**What this task involves**
Exactly reproduce the lines that run from the one containing "Write a LaTeX" through the one containing "(0,0) rectangle (880,925);", ends included, with no pictures.

>> Start Records for this task

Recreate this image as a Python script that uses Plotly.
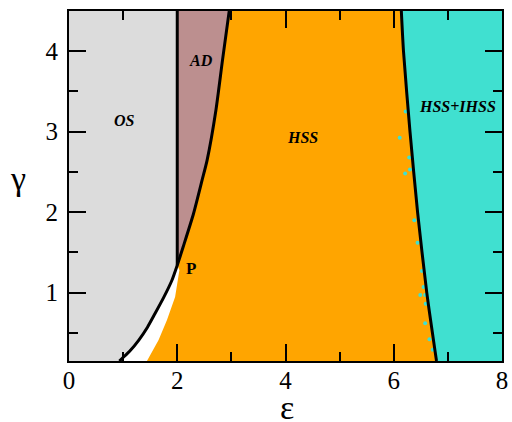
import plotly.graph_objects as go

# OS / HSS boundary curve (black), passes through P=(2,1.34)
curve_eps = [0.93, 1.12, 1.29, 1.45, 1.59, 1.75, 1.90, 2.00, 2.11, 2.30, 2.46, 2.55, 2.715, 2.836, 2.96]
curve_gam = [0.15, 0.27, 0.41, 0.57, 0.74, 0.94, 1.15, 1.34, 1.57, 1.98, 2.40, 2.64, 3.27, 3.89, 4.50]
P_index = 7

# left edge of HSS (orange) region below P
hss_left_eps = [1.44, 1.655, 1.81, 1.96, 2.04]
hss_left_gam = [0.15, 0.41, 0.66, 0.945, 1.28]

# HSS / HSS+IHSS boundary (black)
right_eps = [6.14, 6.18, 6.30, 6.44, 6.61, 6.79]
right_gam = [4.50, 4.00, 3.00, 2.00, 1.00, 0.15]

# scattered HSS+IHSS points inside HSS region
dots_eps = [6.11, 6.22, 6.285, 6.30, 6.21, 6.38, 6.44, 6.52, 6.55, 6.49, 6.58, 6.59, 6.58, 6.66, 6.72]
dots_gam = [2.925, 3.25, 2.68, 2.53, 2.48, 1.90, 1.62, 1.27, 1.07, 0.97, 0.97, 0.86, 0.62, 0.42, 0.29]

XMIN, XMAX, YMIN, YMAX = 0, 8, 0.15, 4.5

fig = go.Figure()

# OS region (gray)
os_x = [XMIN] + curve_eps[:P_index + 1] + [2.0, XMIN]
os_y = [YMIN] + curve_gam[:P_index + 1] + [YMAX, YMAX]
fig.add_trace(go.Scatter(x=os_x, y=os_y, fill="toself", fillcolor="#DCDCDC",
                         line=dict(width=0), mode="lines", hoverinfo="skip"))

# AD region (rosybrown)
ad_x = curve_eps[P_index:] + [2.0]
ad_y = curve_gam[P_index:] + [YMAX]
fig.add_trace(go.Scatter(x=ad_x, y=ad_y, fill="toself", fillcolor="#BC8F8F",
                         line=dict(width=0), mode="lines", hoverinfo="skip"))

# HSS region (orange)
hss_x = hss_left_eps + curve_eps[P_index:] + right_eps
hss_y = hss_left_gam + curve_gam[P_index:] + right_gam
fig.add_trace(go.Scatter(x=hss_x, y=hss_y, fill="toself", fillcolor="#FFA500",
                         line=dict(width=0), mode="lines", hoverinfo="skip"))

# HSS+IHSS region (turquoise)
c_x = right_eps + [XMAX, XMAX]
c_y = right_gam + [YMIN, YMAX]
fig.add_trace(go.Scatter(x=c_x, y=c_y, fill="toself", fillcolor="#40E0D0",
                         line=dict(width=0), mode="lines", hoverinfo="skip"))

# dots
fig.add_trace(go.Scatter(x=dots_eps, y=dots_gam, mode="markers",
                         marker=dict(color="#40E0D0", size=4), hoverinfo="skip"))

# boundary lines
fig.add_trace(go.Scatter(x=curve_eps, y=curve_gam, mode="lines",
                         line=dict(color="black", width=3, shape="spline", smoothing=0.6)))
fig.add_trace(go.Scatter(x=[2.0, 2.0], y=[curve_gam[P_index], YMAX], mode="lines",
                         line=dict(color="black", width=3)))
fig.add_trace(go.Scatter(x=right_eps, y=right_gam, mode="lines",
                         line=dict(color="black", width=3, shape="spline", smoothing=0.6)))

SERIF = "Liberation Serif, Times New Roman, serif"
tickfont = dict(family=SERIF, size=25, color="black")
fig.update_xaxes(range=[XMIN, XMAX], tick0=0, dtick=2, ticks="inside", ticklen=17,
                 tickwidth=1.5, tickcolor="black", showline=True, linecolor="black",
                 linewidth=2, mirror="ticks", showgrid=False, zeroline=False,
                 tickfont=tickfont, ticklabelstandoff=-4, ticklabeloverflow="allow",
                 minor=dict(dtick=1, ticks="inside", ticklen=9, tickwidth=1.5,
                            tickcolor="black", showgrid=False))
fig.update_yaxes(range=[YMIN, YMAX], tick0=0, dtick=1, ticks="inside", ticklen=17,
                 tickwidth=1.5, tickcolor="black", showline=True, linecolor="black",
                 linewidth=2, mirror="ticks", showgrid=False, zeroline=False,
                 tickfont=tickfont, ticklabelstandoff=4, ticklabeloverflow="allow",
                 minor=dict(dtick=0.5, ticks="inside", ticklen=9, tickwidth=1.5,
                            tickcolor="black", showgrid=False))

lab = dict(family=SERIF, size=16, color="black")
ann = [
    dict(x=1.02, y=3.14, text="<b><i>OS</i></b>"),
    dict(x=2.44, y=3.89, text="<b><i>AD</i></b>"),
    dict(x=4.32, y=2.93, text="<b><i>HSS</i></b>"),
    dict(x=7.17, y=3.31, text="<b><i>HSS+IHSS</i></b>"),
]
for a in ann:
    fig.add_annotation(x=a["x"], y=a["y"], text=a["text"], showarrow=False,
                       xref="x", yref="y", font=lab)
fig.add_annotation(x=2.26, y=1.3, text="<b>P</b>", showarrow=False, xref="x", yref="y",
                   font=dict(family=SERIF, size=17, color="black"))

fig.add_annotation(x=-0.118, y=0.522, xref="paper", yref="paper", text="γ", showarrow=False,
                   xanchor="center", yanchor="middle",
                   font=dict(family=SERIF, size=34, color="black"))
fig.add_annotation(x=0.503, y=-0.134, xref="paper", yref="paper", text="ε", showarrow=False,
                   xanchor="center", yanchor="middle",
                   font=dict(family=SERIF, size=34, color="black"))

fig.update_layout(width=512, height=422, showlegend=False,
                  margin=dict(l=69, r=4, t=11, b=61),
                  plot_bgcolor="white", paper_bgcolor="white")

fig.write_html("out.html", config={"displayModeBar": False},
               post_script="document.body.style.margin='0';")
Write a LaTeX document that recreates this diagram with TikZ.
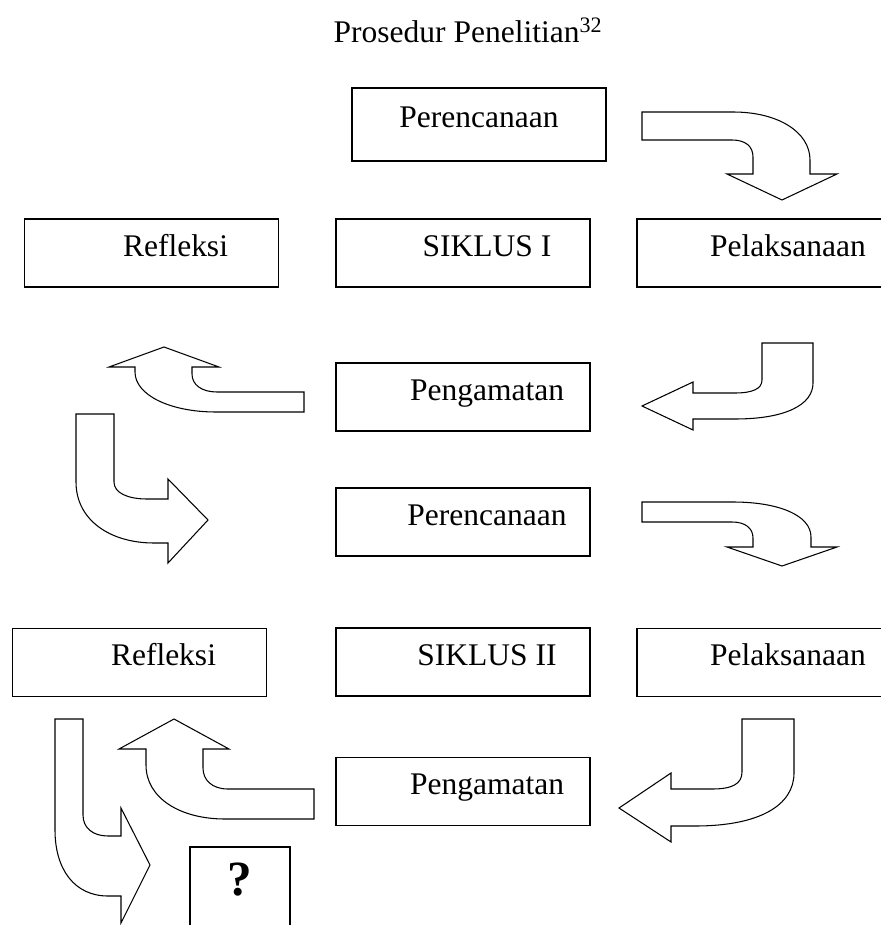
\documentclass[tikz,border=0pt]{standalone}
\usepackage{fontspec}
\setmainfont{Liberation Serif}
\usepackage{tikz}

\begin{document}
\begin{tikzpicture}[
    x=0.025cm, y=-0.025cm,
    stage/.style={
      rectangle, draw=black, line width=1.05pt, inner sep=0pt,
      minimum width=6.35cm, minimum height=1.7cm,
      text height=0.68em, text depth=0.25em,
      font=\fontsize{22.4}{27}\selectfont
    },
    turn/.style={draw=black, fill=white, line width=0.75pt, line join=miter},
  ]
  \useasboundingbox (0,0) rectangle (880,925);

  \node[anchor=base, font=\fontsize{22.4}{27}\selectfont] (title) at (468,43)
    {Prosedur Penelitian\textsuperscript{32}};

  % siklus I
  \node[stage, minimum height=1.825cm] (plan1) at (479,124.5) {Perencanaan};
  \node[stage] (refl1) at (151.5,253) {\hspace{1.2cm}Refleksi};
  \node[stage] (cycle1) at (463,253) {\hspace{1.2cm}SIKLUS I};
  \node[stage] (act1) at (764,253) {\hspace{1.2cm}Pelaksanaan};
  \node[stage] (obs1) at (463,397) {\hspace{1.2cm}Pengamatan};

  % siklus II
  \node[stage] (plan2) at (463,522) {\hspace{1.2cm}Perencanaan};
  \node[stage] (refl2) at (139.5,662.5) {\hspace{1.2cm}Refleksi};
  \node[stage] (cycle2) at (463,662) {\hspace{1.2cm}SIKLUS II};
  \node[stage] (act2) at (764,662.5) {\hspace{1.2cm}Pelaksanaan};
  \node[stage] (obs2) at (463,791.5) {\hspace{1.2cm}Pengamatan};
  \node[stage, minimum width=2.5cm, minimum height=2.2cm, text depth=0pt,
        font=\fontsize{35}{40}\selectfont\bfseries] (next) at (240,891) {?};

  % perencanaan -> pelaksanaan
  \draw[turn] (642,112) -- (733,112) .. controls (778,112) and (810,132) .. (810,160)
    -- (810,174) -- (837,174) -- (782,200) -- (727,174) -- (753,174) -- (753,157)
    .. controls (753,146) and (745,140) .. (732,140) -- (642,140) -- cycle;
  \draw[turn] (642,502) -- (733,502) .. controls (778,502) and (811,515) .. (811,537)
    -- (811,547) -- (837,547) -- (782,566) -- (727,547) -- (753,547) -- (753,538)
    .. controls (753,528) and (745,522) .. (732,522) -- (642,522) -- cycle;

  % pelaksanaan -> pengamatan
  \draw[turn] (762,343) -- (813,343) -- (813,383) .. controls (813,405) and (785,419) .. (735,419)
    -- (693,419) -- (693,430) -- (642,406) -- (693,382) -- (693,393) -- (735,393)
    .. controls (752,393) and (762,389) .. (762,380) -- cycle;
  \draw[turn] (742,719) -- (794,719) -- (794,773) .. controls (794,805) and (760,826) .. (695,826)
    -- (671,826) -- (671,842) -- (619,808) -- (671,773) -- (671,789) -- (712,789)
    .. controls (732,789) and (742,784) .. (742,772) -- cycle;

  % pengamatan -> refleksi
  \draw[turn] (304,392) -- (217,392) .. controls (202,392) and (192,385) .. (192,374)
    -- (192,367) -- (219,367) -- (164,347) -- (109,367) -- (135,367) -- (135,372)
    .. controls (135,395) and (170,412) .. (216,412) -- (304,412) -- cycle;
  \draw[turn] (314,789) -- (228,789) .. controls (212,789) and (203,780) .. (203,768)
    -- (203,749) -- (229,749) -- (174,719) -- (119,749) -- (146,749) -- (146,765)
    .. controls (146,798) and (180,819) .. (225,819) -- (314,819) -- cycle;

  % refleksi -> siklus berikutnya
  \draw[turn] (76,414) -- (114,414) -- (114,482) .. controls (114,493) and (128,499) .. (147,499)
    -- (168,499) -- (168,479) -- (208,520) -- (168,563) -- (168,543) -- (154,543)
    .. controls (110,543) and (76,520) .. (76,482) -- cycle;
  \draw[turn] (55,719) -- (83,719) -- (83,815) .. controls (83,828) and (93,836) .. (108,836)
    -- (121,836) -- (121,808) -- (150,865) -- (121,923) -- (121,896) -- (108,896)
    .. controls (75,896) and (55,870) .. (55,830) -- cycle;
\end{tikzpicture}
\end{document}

>> End Records for this task

**The output**
Write a LaTeX document that recreates this diagram with TikZ.
\documentclass[tikz,border=0pt]{standalone}
\usepackage{fontspec}
\setmainfont{Liberation Serif}
\usepackage{tikz}

\begin{document}
\begin{tikzpicture}[
    x=0.025cm, y=-0.025cm,
    stage/.style={
      rectangle, draw=black, line width=1.05pt, inner sep=0pt,
      minimum width=6.35cm, minimum height=1.7cm,
      text height=0.68em, text depth=0.25em,
      font=\fontsize{22.4}{27}\selectfont
    },
    turn/.style={draw=black, fill=white, line width=0.75pt, line join=miter},
  ]
  \useasboundingbox (0,0) rectangle (880,925);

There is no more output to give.